User-friendliness aside, the G5 has some really neat tones wired into its circuitry. The clean amp models are great backdrops for building tones—especially the highly responsive ’63 Vibroverb and ’65 Twin Reverb models. Bloom and decay had a very real-world feel, and adding overdrive stompboxes had a very natural, sagging quality that was a blast to play with. However, digging into the strings harder—no matter which amp model that I was using—pulled back the curtain a bit so to speak, inducing as slightly cold-sounding digital edge on the high end frequencies. The modulation and delay effects are quite spacious and detailed, though the choruses and phasers in particular sounded a little less natural—almost as if they were stuck on top of the tone and left to modulate while the dry tone lay unaffected underneath.
The G5's British amp emulations were surprisingly accurate—capturing the sag and upper midrange bite that a lot of those amps are known for. The Marshall Super Lead model conjured up some very convincing ’70s rock rhythm tones—perfect for laying down Angus Young-type pounding riffs with a decidedly bright and smooth attack. And as I laid back and let up on my pick attack to play bluesy leads, the model responded in kind with a cleaner, more organic tone that retained great high-end definition. Even higher gain models with boosted front end signal chains were nice and tight without being overly bass-heavy. Still, heavier tones sometimes caused some digital artifacts to show, mostly in the midrange and highs—and we're particularly noticeable when I would crank the Bogner and Diezel models to the levels where their real counterparts are thickest and most dynamic.

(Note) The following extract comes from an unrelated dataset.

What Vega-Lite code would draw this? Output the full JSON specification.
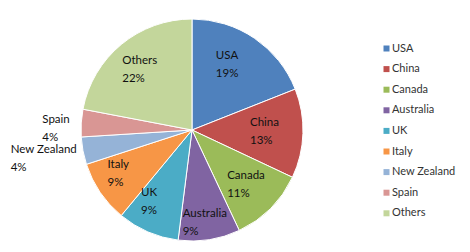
{
  "$schema": "https://vega.github.io/schema/vega-lite/v6.json",
  "width": 384,
  "height": 252,
  "autosize": "none",
  "padding": {"left": 0, "top": 4, "right": 86, "bottom": 0},
  "background": "white",
  "config": {"view": {"stroke": null}, "font": "Lato"},
  "data": {
    "values": [
      {"country": "USA", "value": 19, "rank": 1},
      {"country": "China", "value": 13, "rank": 2},
      {"country": "Canada", "value": 11, "rank": 3},
      {"country": "Australia", "value": 9, "rank": 4},
      {"country": "UK", "value": 9, "rank": 5},
      {"country": "Italy", "value": 9, "rank": 6},
      {"country": "New Zealand", "value": 4, "rank": 7},
      {"country": "Spain", "value": 4, "rank": 8},
      {"country": "Others", "value": 22, "rank": 9}
    ]
  },
  "transform": [
    {"calculate": "datum.country + '\\n' + datum.value + '%'", "as": "label"}
  ],
  "encoding": {
    "theta": {"field": "value", "type": "quantitative", "stack": true},
    "order": {"field": "rank", "type": "quantitative"}
  },
  "layer": [
    {
      "mark": {"type": "arc", "radius": 111, "stroke": "white", "strokeWidth": 1},
      "encoding": {
        "color": {
          "field": "country",
          "type": "nominal",
          "scale": {
            "domain": ["USA", "China", "Canada", "Australia", "UK", "Italy", "New Zealand", "Spain", "Others"],
            "range": ["#4F81BD", "#C0504D", "#9BBB59", "#8064A2", "#4BACC6", "#F79646", "#95B3D7", "#D99694", "#C3D69B"]
          },
          "legend": {
            "title": null,
            "orient": "none",
            "legendX": 381,
            "legendY": 39,
            "symbolType": "square",
            "symbolSize": 36,
            "symbolStrokeWidth": 0,
            "labelFontSize": 11,
            "labelColor": "#333333",
            "labelOffset": 0,
            "rowPadding": 8.6,
            "labelFont": "Lato"
          }
        }
      }
    },
    {
      "mark": {"type": "text", "radius": 78, "dx": -20, "dy": -9, "fontSize": 11.5, "lineBreak": "\n", "lineHeight": 18, "color": "#111111", "align": "left", "baseline": "middle"},
      "encoding": {
        "text": {
          "condition": {"test": "indexof(['Spain', 'New Zealand', 'Australia'], datum.country) < 0", "field": "label"},
          "value": ""
        }
      }
    },
    {
      "mark": {"type": "text", "radius": 94, "dx": -24, "dy": -9, "fontSize": 11.5, "lineBreak": "\n", "lineHeight": 18, "color": "#111111", "align": "left", "baseline": "middle"},
      "encoding": {
        "text": {
          "condition": {"test": "datum.country === 'Australia'", "field": "label"},
          "value": ""
        }
      }
    },
    {
      "mark": {"type": "text", "radius": 152, "dx": -32, "dy": -8, "fontSize": 11.5, "lineBreak": "\n", "lineHeight": 18, "color": "#111111", "align": "left", "baseline": "middle"},
      "encoding": {
        "text": {
          "condition": {"test": "datum.country === 'New Zealand'", "field": "label"},
          "value": ""
        }
      }
    },
    {
      "mark": {"type": "text", "radius": 148, "dx": -2, "dy": -1, "fontSize": 11.5, "lineBreak": "\n", "lineHeight": 18, "color": "#111111", "align": "left", "baseline": "middle"},
      "encoding": {
        "text": {
          "condition": {"test": "datum.country === 'Spain'", "field": "label"},
          "value": ""
        }
      }
    }
  ]
}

The G5 is a nice tool for recording and working out riff ideas, and has some very convincing amp emulations to boot. It can exhibit a digital edge, especially when using some of the modulation effects or coaxing out very high amounts of distortion. Regardless, it has the biggest feature set of the three models presented here, and while it has a steeper learning curve, its tonal capabilities and applications are impressive.